Starting at the first line of the data below, retype every line up to and including the one containing "total = sum(values)".

++++ Listed entries ++++

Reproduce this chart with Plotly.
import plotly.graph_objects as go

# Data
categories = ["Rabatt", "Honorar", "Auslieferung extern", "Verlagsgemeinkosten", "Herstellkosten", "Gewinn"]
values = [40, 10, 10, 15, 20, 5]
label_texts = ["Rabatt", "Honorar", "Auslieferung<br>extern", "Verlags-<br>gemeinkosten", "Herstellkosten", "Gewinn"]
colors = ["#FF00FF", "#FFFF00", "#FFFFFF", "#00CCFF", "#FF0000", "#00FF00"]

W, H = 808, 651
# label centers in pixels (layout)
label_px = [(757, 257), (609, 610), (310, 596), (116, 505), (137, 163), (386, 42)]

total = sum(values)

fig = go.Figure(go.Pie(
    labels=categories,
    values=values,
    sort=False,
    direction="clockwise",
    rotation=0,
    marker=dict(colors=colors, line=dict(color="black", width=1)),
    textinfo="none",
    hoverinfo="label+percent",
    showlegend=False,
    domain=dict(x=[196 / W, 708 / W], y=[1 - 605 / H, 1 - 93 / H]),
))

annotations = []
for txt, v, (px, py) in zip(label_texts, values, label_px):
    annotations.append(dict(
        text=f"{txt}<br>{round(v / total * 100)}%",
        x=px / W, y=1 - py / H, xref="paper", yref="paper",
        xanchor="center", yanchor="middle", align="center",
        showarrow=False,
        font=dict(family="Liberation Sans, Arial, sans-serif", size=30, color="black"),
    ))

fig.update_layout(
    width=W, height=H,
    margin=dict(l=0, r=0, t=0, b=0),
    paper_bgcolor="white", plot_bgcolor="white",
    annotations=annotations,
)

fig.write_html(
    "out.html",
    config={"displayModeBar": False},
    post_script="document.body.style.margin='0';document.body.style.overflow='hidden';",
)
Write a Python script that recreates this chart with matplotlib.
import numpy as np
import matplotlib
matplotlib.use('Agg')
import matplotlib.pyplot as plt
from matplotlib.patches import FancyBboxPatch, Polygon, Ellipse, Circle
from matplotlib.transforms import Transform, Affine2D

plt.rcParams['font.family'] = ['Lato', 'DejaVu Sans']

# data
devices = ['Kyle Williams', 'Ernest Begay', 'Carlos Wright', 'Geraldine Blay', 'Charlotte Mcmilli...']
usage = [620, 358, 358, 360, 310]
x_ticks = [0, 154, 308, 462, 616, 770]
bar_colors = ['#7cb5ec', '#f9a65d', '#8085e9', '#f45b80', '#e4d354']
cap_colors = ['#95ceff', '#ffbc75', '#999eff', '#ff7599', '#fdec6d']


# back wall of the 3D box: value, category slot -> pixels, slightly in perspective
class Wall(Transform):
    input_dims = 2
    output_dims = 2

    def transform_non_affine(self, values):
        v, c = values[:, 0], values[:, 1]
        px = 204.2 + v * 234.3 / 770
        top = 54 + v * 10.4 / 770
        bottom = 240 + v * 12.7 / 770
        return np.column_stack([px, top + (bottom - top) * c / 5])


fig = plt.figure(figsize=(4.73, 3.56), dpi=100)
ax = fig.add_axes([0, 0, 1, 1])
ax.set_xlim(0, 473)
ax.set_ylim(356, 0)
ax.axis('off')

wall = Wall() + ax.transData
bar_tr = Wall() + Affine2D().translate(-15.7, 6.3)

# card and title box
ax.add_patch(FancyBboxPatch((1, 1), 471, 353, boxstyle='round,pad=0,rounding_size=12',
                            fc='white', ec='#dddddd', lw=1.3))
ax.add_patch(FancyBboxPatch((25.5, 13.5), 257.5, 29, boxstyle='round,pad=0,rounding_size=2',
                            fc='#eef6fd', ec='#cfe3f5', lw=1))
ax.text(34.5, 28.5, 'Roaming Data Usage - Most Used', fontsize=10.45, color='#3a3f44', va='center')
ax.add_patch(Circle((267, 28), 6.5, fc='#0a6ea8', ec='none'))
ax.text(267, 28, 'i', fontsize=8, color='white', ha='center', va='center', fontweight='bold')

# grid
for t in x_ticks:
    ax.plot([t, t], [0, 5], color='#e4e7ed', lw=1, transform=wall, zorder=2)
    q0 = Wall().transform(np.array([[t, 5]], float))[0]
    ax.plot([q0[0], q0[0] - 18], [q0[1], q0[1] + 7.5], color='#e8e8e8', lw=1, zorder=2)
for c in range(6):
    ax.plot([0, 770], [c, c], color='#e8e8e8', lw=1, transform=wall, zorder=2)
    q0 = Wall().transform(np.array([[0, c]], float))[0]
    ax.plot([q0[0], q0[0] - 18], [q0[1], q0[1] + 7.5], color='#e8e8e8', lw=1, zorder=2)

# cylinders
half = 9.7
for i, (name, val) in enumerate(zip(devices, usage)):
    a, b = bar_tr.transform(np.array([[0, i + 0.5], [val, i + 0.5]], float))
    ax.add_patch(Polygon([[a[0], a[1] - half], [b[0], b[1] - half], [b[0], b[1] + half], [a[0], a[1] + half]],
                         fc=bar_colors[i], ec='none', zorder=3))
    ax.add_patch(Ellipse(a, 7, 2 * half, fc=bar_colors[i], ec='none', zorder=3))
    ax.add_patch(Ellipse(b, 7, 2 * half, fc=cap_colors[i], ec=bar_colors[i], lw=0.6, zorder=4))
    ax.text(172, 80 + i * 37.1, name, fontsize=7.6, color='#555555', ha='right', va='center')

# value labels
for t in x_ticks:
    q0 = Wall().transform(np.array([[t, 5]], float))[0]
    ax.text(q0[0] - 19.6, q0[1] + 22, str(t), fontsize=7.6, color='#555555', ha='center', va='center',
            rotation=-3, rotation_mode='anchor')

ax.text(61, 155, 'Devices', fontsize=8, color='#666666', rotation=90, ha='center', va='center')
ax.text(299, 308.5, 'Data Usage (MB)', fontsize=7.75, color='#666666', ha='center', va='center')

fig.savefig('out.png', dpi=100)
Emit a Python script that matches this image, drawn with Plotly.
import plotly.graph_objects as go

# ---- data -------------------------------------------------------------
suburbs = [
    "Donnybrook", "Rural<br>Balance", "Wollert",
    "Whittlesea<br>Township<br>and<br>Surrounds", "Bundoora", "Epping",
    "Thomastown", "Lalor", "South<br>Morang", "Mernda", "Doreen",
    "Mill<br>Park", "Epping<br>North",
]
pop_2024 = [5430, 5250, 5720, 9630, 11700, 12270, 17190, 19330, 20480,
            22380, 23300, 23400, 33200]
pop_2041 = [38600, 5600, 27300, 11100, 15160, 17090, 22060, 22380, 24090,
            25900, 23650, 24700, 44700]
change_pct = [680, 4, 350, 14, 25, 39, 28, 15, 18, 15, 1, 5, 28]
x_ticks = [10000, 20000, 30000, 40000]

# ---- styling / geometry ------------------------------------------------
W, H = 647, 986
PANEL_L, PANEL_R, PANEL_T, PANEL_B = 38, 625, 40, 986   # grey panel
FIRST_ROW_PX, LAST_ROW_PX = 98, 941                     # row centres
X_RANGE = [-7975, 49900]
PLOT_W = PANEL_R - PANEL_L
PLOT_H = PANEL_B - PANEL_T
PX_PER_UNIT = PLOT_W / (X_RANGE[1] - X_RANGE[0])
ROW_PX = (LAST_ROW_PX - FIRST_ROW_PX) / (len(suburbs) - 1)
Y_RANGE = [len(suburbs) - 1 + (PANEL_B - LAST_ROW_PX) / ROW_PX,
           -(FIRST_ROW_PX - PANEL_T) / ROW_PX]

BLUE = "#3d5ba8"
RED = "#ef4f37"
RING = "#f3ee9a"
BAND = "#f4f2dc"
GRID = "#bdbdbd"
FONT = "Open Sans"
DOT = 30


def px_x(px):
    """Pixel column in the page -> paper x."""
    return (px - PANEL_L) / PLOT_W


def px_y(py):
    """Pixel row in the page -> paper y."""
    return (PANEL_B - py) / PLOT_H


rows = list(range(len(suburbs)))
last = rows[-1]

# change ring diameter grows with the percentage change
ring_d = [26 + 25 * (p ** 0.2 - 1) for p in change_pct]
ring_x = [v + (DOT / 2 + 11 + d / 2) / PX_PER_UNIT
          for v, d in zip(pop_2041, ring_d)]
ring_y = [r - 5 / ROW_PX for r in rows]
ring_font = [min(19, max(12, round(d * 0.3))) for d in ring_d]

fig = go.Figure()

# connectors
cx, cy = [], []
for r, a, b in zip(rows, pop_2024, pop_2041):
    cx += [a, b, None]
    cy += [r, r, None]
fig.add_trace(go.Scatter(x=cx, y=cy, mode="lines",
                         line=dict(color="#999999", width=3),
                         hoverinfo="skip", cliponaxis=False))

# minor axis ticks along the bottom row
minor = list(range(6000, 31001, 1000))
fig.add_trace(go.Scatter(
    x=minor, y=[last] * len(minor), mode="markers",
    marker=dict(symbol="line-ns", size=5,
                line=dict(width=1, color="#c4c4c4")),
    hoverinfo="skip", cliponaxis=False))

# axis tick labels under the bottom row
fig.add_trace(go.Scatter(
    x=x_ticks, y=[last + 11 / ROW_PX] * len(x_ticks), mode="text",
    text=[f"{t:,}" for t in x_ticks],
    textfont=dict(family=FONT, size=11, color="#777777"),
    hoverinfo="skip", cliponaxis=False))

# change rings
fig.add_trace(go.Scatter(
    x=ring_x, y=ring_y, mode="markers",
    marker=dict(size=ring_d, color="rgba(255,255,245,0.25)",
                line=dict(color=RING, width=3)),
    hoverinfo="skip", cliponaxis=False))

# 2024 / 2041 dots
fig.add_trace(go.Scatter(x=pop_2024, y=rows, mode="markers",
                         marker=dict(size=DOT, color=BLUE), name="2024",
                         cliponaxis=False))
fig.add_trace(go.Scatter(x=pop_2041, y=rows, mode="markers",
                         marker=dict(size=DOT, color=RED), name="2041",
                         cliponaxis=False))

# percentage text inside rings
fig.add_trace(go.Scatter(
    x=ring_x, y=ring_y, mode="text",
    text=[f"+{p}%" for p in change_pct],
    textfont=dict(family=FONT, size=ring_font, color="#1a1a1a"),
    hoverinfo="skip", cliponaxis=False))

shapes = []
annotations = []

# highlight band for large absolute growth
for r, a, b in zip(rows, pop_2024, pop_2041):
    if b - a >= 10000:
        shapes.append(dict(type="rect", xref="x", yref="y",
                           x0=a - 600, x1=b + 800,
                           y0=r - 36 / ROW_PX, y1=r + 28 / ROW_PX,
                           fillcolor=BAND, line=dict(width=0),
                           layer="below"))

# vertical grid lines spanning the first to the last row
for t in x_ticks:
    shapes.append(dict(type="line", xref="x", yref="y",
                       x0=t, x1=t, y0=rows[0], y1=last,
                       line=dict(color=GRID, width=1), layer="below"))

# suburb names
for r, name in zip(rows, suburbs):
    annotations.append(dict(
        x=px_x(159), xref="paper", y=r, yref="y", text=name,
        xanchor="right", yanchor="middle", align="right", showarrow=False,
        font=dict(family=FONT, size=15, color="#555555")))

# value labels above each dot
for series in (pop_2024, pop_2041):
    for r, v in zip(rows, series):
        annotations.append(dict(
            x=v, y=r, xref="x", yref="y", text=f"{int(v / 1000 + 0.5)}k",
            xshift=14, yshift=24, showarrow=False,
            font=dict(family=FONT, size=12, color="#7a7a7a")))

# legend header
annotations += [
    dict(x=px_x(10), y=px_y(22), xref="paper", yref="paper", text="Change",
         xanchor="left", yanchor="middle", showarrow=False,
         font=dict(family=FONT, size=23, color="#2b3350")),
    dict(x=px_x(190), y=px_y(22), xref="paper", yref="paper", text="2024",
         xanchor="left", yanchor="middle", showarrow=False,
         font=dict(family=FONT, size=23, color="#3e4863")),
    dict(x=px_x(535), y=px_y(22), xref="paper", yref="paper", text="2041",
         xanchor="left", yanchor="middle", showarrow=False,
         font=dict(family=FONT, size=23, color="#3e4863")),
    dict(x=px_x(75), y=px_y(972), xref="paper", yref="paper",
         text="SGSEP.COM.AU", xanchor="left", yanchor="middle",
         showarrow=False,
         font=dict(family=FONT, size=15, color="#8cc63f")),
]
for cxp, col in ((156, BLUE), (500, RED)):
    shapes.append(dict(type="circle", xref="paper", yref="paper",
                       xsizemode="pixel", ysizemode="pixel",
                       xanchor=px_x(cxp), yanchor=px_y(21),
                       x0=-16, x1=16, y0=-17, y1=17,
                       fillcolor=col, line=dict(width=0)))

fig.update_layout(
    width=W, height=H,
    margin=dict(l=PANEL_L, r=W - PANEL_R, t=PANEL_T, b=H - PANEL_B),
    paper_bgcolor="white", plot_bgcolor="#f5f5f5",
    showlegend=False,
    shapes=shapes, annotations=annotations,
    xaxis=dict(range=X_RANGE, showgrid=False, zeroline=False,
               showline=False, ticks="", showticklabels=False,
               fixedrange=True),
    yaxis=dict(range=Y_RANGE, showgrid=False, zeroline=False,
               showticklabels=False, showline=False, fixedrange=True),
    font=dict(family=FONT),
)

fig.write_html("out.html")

++++

● The response:
Reproduce this chart with Plotly.
import plotly.graph_objects as go

# Data
categories = ["Rabatt", "Honorar", "Auslieferung extern", "Verlagsgemeinkosten", "Herstellkosten", "Gewinn"]
values = [40, 10, 10, 15, 20, 5]
label_texts = ["Rabatt", "Honorar", "Auslieferung<br>extern", "Verlags-<br>gemeinkosten", "Herstellkosten", "Gewinn"]
colors = ["#FF00FF", "#FFFF00", "#FFFFFF", "#00CCFF", "#FF0000", "#00FF00"]

W, H = 808, 651
# label centers in pixels (layout)
label_px = [(757, 257), (609, 610), (310, 596), (116, 505), (137, 163), (386, 42)]

total = sum(values)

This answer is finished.